# 3D Background in a 14 Gallon Fry Tank



## iheartmycichlids (Mar 10, 2009)

I had so much fun building my first DIY background for my 55 gallon, (check it out here http://cichlid-forum.com/phpBB/viewtopic.php?t=197365) I decided to make one for my 7 little yellow lab fry to grow up in. So... here we go...

Here is my 14 gallon with 3 yellow labs in it. They have since moved to my 50 gallon yellow lab tank.










I have carved out my background already and made it really deep. I plan to hide the HOB filter intake/output and the heater completely. Since it is such a small tank, I will not have a powerhead.

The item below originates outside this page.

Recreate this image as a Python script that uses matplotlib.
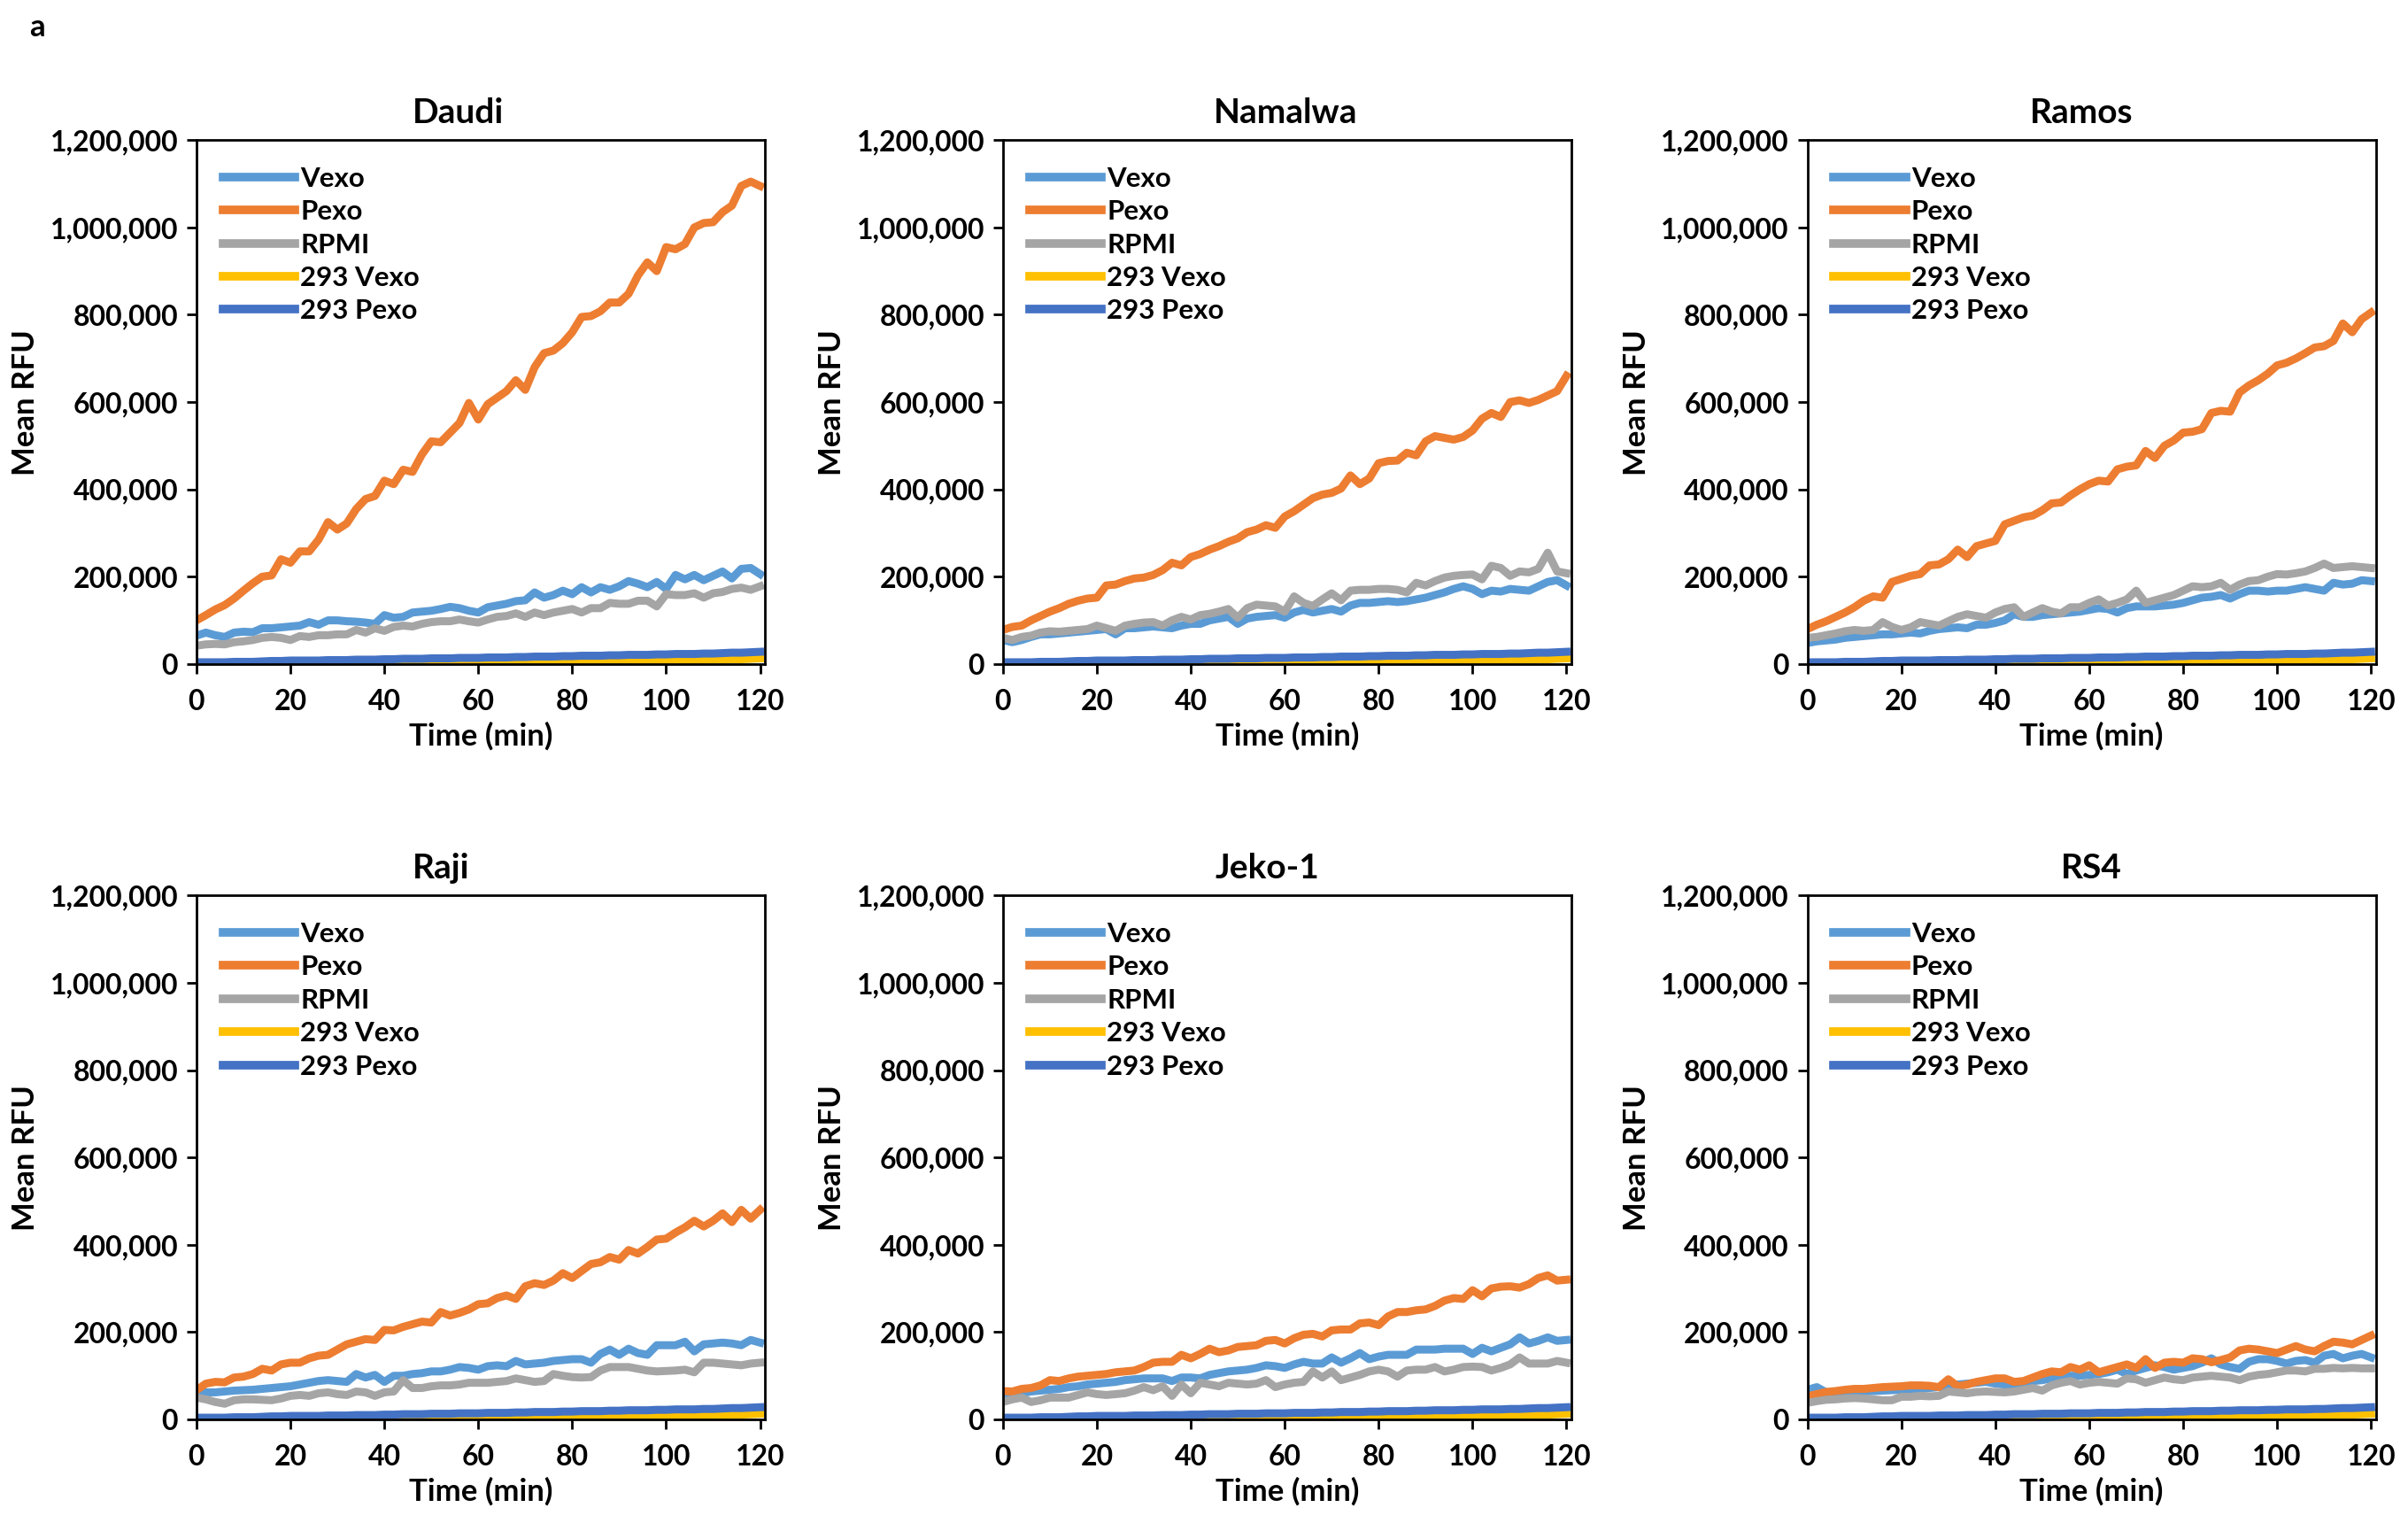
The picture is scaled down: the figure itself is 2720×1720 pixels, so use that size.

I will start concreting tonight and will post pics.


----------



## morfeus077 (May 9, 2009)

Somebody has an addiction.....!!!


----------



## iheartmycichlids (Mar 10, 2009)

morfeus077 said:


> Somebody has an addiction.....!!!


to 3D backgrounds or to fish?!? I just had a 20 gallon tank and lid and a COMPLETE 55 gallon including stand given to me. My husband isn't very happy with me. BUT THEY WERE FREE!!!


----------



## morfeus077 (May 9, 2009)

iheartmycichlids said:


> to 3D backgrounds or to fish?!?


Yes...

Well... I currently have set up; 75, 55, 40, 25T, 20L, 10... another 75 about to be finished and, my wife just let me pick up a 120 on our anniversary. There's also a 46 cube like tank with stand that will be good for angels or discus... not sure what I'm going to do with it though. Sometimes she says that I'm obsessed... what's with her? She just doesn't get it!


----------



## iheartmycichlids (Mar 10, 2009)

yeah, well, how many pairs of shoes does she have?!?


----------



## morfeus077 (May 9, 2009)

:lol: rotflmao... you are so right!


----------



## MCKP (Aug 17, 2009)

I just sold 3 tanks at my garage sale this weekend..... my hope is to sell my 20 gallon and get a corner tank... that is the compromise between my husband and I.... but I will take it! He does like our 75 though. And my 55 is going to be a turtle tank....


----------



## cjacob316 (Dec 4, 2008)

i wish my fiance was as into fish as I am, my whole house would be covered


----------



## iheartmycichlids (Mar 10, 2009)

Ok, here she is. Done. In tank. Painted. With sand and plants. Water. No fish yet. Will get some minnows tomorrow and let them cycle it until my babies are big enough to put in here. Hope you enjoyed the short post!!


----------